The railing – immortalized in James Cameron’s 1997 blockbuster film – was discovered during a series of dives by underwater robots this summer.

RMS Titanic Inc., a Georgia-based company that holds the legal rights to the 112-year-old wreck, completed its first trip since 2010 and released images from the expedition on Monday. The pictures show a site that continues to change more than a century later.

Titanic Expedition
This image shows the bow of the Titanic with a large section of the deck railing now missing photographed this summer in the first expedition there in many years.

RMS Titanic Inc. via AP


“Titanic’s Bow is iconic. It is a haunting image rising from the sea floor as a testament to her strength and defiance,” the company said on its website highlighting the expedition. “The once miraculously intact railing surrounding the Bow’s forecastle deck was missing a 15-foot-long section on the port side.”

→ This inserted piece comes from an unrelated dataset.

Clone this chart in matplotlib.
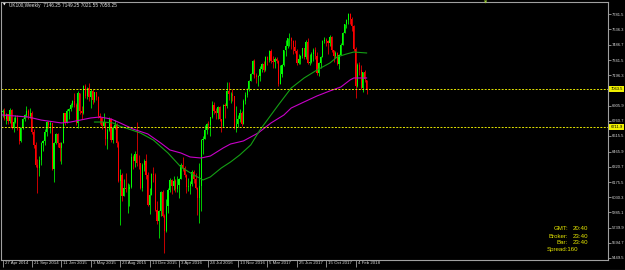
import matplotlib
matplotlib.use("Agg")
import matplotlib.pyplot as plt
import matplotlib.transforms as mtransforms
import numpy as np

plt.rcParams["font.family"] = ["Liberation Sans", "DejaVu Sans"]

# UK100 weekly bars, first bar = week of 1 Jun 2014, last = week of 18 Mar 2018
opens = [6845, 6858, 6777, 6825, 6757, 6866, 6690, 6749, 6791, 6679,
         6567, 6689, 6776, 6820, 6855, 6806, 6837, 6649, 6527, 6340,
         6310, 6388, 6546, 6567, 6654, 6750, 6723, 6742, 6300, 6545,
         6633, 6547, 6501, 6550, 6832, 6749, 6853, 6873, 6915, 6946,
         6912, 6740, 7022, 6855, 6833, 7090, 6995, 7070, 6986, 7047,
         6960, 7032, 6984, 6804, 6784, 6710, 6753, 6585, 6673, 6775,
         6579, 6696, 6718, 6550, 6188, 6247, 6042, 6117, 6105, 6109,
         6129, 6416, 6378, 6444, 6361, 6353, 6118, 6334, 6375, 6238,
         5952, 6052, 6254, 6242, 5912, 5804, 5900, 6083, 5848, 5707,
         5950, 6097, 6199, 6139, 6189, 6106, 6146, 6204, 6343, 6310,
         6241, 6125, 6138, 6156, 6270, 6209, 6115, 6021, 6138, 6577,
         6590, 6669, 6730, 6724, 6793, 6916, 6859, 6838, 6894, 6777,
         6710, 6910, 6899, 7044, 7014, 7020, 6996, 6693, 6730, 6775,
         6840, 6731, 6954, 7011, 7068, 7142, 7210, 7337, 7198, 7184,
         7188, 7258, 7299, 7243, 7374, 7343, 7425, 7336, 7323, 7349,
         7328, 7115, 7204, 7297, 7435, 7471, 7548, 7548, 7527, 7464,
         7424, 7313, 7350, 7378, 7453, 7368, 7511, 7310, 7324, 7401,
         7439, 7378, 7215, 7311, 7373, 7522, 7535, 7523, 7505, 7560,
         7433, 7380, 7409, 7300, 7394, 7490, 7603, 7687, 7724, 7778,
         7730, 7666, 7443, 7092, 7294, 7244, 7070, 7224, 7146]
highs = [6875, 6880, 6840, 6830, 6880, 6870, 6800, 6820, 6820, 6700,
         6700, 6790, 6830, 6904, 6870, 6880, 6850, 6680, 6560, 6400,
         6420, 6560, 6580, 6680, 6760, 6760, 6760, 6740, 6560, 6640,
         6640, 6560, 6560, 6840, 6840, 6870, 6880, 6930, 6960, 7030,
         6930, 7050, 7030, 6900, 7100, 7110, 7080, 7122, 7060, 7060,
         7040, 7040, 7000, 6840, 6800, 6840, 6740, 6690, 6800, 6790,
         6710, 6770, 6740, 6570, 6300, 6260, 6200, 6260, 6170, 6160,
         6450, 6430, 6470, 6750, 6430, 6350, 6360, 6400, 6440, 6270,
         6120, 6260, 6320, 6260, 5990, 5910, 6090, 6100, 5870, 6010,
         6120, 6210, 6200, 6230, 6200, 6230, 6210, 6360, 6410, 6330,
         6250, 6210, 6190, 6290, 6290, 6260, 6130, 6360, 6590, 6620,
         6720, 6740, 6760, 6800, 6950, 6940, 6880, 6900, 6900, 6780,
         6920, 6930, 7130, 7130, 7040, 7060, 7000, 6900, 6820, 6870,
         6850, 6970, 7040, 7070, 7150, 7220, 7340, 7350, 7220, 7200,
         7280, 7310, 7330, 7380, 7380, 7440, 7450, 7380, 7370, 7370,
         7340, 7290, 7300, 7440, 7530, 7550, 7600, 7560, 7530, 7530,
         7450, 7400, 7390, 7460, 7460, 7530, 7550, 7400, 7420, 7460,
         7470, 7420, 7320, 7380, 7530, 7560, 7550, 7530, 7580, 7570,
         7440, 7430, 7420, 7400, 7500, 7610, 7690, 7730, 7790, 7790,
         7750, 7680, 7470, 7310, 7320, 7290, 7230, 7250, 7149]
lows = [6800, 6770, 6730, 6730, 6740, 6680, 6650, 6740, 6670, 6540,
        6560, 6680, 6760, 6800, 6780, 6790, 6630, 6500, 6320, 6073,
        6230, 6340, 6470, 6530, 6620, 6690, 6640, 6290, 6180, 6540,
        6510, 6380, 6350, 6550, 6720, 6740, 6780, 6850, 6890, 6890,
        6720, 6690, 6830, 6780, 6830, 6980, 6970, 6950, 6880, 6920,
        6940, 6960, 6790, 6730, 6680, 6700, 6530, 6490, 6660, 6560,
        6550, 6680, 6510, 6180, 5768, 5990, 6040, 6080, 5880, 5950,
        6120, 6300, 6320, 6330, 6300, 6110, 6090, 6280, 6200, 5950,
        5871, 6050, 6180, 5900, 5770, 5639, 5850, 5840, 5499, 5700,
        5880, 6080, 6060, 6100, 6080, 6080, 6020, 6200, 6280, 6220,
        6070, 6090, 6060, 6140, 6170, 6110, 5860, 5780, 5900, 6440,
        6590, 6630, 6680, 6620, 6790, 6830, 6780, 6780, 6760, 6650,
        6700, 6790, 6880, 6960, 6930, 6950, 6680, 6650, 6700, 6750,
        6710, 6740, 6920, 6990, 7050, 7140, 7210, 7170, 7120, 7090,
        7140, 7230, 7230, 7240, 7290, 7320, 7310, 7270, 7270, 7310,
        7090, 7110, 7180, 7280, 7380, 7460, 7480, 7450, 7400, 7410,
        7290, 7300, 7300, 7360, 7350, 7350, 7300, 7290, 7310, 7330,
        7350, 7200, 7190, 7270, 7370, 7500, 7480, 7400, 7480, 7420,
        7320, 7360, 7290, 7260, 7400, 7490, 7600, 7650, 7690, 7690,
        7620, 7430, 6975, 7080, 7200, 7060, 7040, 7130, 7021]
closes = [6858, 6777, 6825, 6757, 6866, 6690, 6749, 6791, 6679, 6567,
          6689, 6776, 6820, 6855, 6806, 6837, 6649, 6527, 6340, 6310,
          6388, 6546, 6567, 6654, 6750, 6723, 6742, 6300, 6545, 6633,
          6547, 6501, 6550, 6832, 6749, 6853, 6873, 6915, 6946, 6912,
          6740, 7022, 6855, 6833, 7090, 6995, 7070, 6986, 7047, 6960,
          7032, 6984, 6804, 6784, 6710, 6753, 6585, 6673, 6775, 6579,
          6696, 6718, 6550, 6188, 6247, 6042, 6117, 6105, 6109, 6129,
          6416, 6378, 6444, 6361, 6353, 6118, 6334, 6375, 6238, 5952,
          6052, 6254, 6242, 5912, 5804, 5900, 6083, 5848, 5707, 5950,
          6097, 6199, 6139, 6189, 6106, 6146, 6204, 6343, 6310, 6241,
          6125, 6138, 6156, 6270, 6209, 6115, 6021, 6138, 6577, 6590,
          6669, 6730, 6724, 6793, 6916, 6859, 6838, 6894, 6777, 6710,
          6910, 6899, 7044, 7014, 7020, 6996, 6693, 6730, 6775, 6840,
          6731, 6954, 7011, 7068, 7142, 7210, 7337, 7198, 7184, 7188,
          7258, 7299, 7243, 7374, 7343, 7425, 7336, 7323, 7349, 7328,
          7115, 7204, 7297, 7435, 7471, 7548, 7548, 7527, 7464, 7424,
          7313, 7350, 7378, 7453, 7368, 7511, 7310, 7324, 7401, 7439,
          7378, 7215, 7311, 7373, 7522, 7535, 7523, 7505, 7560, 7433,
          7380, 7409, 7300, 7394, 7490, 7603, 7687, 7724, 7778, 7730,
          7666, 7443, 7092, 7294, 7244, 7070, 7224, 7164, 7058]

# moving averages (bar index, price)
ma100_idx = [0, 14, 21, 32, 37, 48, 53, 59, 64, 71, 79, 86, 91, 97, 102, 108,
             113, 120, 124, 131, 139, 146, 153, 157, 164, 171, 178, 184, 189, 191, 198]
ma100_val = [6816, 6797, 6768, 6740, 6749, 6788, 6797, 6778, 6740, 6682, 6635, 6549,
             6482, 6453, 6415, 6405, 6424, 6501, 6539, 6568, 6644, 6740, 6816, 6883,
             6941, 6998, 7046, 7084, 7151, 7170, 7170]
ma50_idx = [50, 55, 60, 64, 68, 75, 82, 90, 97, 104, 109, 113, 119, 124, 129, 135,
            140, 150, 157, 164, 171, 178, 182, 187, 191, 198]
ma50_val = [6749, 6749, 6740, 6707, 6686, 6644, 6577, 6453, 6319, 6243, 6195, 6224,
            6310, 6367, 6434, 6530, 6673, 6912, 7074, 7170, 7246, 7313, 7371, 7399,
            7418, 7409]

levels = [7061.5, 6702.0]
level_labels = ["7063.5", "6711.9"]

ytick_vals = [7781.5, 7636.3, 7486.7, 7341.5, 7196.3, 6905.9, 6760.7, 6615.5,
              6465.9, 6320.7, 6175.5, 6030.3, 5885.1, 5739.9, 5594.7, 5449.5]
xtick_idx = [0, 16, 32, 48, 64, 80, 96, 112, 128, 144, 160, 176, 192]
xtick_labels = ["27 Apr 2014", "21 Sep 2014", "11 Jan 2015", "3 May 2015", "23 Aug 2015",
                "13 Dec 2015", "3 Apr 2016", "24 Jul 2016", "13 Nov 2016", "5 Mar 2017",
                "25 Jun 2017", "15 Oct 2017", "4 Feb 2018"]

W, H = 625, 270
fig = plt.figure(figsize=(W / 100, H / 100), dpi=100, facecolor="black")
ax = fig.add_axes([0.5 / W, (H - 259.5) / H, 607 / W, 258 / H])
ax.set_facecolor("black")

o = np.array(opens)
h = np.array(highs)
l = np.array(lows)
c = np.array(closes)
x = np.arange(len(c))
cols = np.where(c >= o, "#00FF00", "#FF0000")

ax.vlines(x, np.minimum(l, np.minimum(o, c)), np.maximum(h, np.maximum(o, c)),
          colors=cols, linewidth=0.55)
ax.bar(x, np.maximum(np.abs(c - o), 5), bottom=np.minimum(o, c), width=0.6,
       color=cols, linewidth=0)

ax.plot(ma100_idx, ma100_val, color="#C800C8", lw=0.8)
ax.plot(ma50_idx, ma50_val, color="#14A014", lw=0.8)

for lvl in levels:
    ax.axhline(lvl, color="#E6E600", lw=0.7, ls=(0, (2, 1.5)))

ax.set_xlim(-1.1, 329)
ax.set_ylim(5435, 7901)

for s in ax.spines.values():
    s.set_color("#A0A0A0")
    s.set_linewidth(0.8)

ax.yaxis.tick_right()
ax.set_yticks(ytick_vals, labels=[f"{v:.1f}" for v in ytick_vals])
ax.tick_params(axis="y", length=2, width=0.6, color="#A0A0A0",
               labelcolor="#D8D8D8", labelsize=3.0, pad=0.8)

ax.set_xticks(xtick_idx, labels=xtick_labels)
ax.tick_params(axis="x", length=5, width=0.6, color="#A0A0A0",
               labelcolor="#D8D8D8", labelsize=3.2, pad=-3.6)
shift = mtransforms.ScaledTranslation(2 / 100, 0, fig.dpi_scale_trans)
for lab in ax.get_xticklabels():
    lab.set_horizontalalignment("left")
    lab.set_transform(lab.get_transform() + shift)

# highlighted price labels on the axis
blend = mtransforms.blended_transform_factory(ax.transAxes, ax.transData)
for lvl, txt in zip(levels, level_labels):
    ax.text(1.005, lvl, txt, transform=blend, ha="left", va="center", fontsize=3.0,
            color="black", clip_on=False,
            bbox=dict(boxstyle="square,pad=0.25", fc="#F0F000", ec="none"))

# header
fig.text(3 / W, 1 - 5 / H, "\u25bc", color="white", fontsize=2.5, va="center",
         family=["DejaVu Sans"])
fig.text(9 / W, 1 - 5 / H, "UK100,Weekly  7146.25 7149.25 7021.55 7058.25",
         color="#E0E0E0", fontsize=3.4, va="center")
fig.text(486 / W, 1 - 2.5 / H, "\u25bc", color="#9ACD32", fontsize=3, ha="center",
         va="center", family=["DejaVu Sans"])

# clock / spread box
info_rows = [("GMT:", "20:40"), ("Broker:", "23:40"), ("Bar:", "23:40")]
for i, (k, v) in enumerate(info_rows):
    yy = 1 - (229 + 7 * i) / H
    fig.text(568 / W, yy, k, color="#E6E600", fontsize=4.4, ha="right", va="center")
    fig.text(573 / W, yy, v, color="#E6E600", fontsize=4.4, ha="left", va="center")
fig.text(547 / W, 1 - 250 / H, "Spread:160", color="#E6E600", fontsize=4.4,
         ha="left", va="center")

fig.add_artist(plt.Line2D([0, 1], [0.5 / H, 0.5 / H], color="#A0A0A0", lw=0.8))

fig.savefig("out.png", dpi=100, facecolor="black")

Tomasina Ray, director of collections at RMS Titanic Inc., told CBS News partner BBC that the discovery was a “reminder of the deterioration that’s happening every day” at the wreck.

“People ask all the time: ‘How long is Titanic going to be there?’ We just don’t know but we’re watching it in real time,” she added.

Ray told the Associated Press that the discovery only strengthened the team’s commitment to preserving the Titanic’s legacy.

The crew spent 20 days at the site and returned to Providence, Rhode Island, on Aug. 9. They captured more than 2 million of the highest-resolution pictures of the site ever to exist, the company said.

A highlight of the expedition was the discovery of the bronze statue “Diana of Versailles” which was last seen and photographed in 1986 by Robert Ballard, who had found the wreck of the Titanic only a year earlier. The statue – a 2-foot-tall bronze statue that was on display for the ship’s first-class passengers – was discovered lying face-up in the sediment in the debris field.

The bronze statue “Diana of Versailles” from the Titanic was photographed this summer by a company with salvage rights to the wreck site on its first expedition there in many years.

RMS Titanic Inc. via AP


“It was like finding a needle in a haystack, and to rediscover this year was momentous,” James Penca, a Titanic researcher and presenter of the Witness Titanic podcast, told the BBC.

He said the statue was the centerpiece of the first-class lounge but when the ship split during the sinking, the lounge was opened.

“And in the chaos and the destruction, Diana got ripped off her mantle and she landed in the darkness of the debris field,” Penca added.

The team also fully mapped the wreck and its debris field with equipment that should improve understanding of the site, RMS Titanic said. The next step is to process the data so it can be shared with the scientific community, and so “historically significant and at-risk artifacts can be identified for safe recovery in future expeditions,” the company said in a statement.

Over the years, RMS Titanic Inc. has retrieved thousands of items from the wreck, some of which have been displayed around the world. They plan to return next year to recover more items and would like to bring back the Diana statue.

Penca said the rediscovery of the statue is the perfect argument that the Titanic is a grave site and should be left alone. The ship sank in April 1912 after hitting an iceberg and 1,500 lives were lost.

“This was a piece of art that was meant to be viewed and appreciated. And now that beautiful piece of art is on the ocean floor… in pitch black darkness where she has been for 112 years,” Penca told the BBC. “To bring Diana back so people can see her with their own eyes – the value in that, to spark a love of history, of diving, of conservation, of shipwrecks, of sculpture, I could never leave that on the ocean floor.”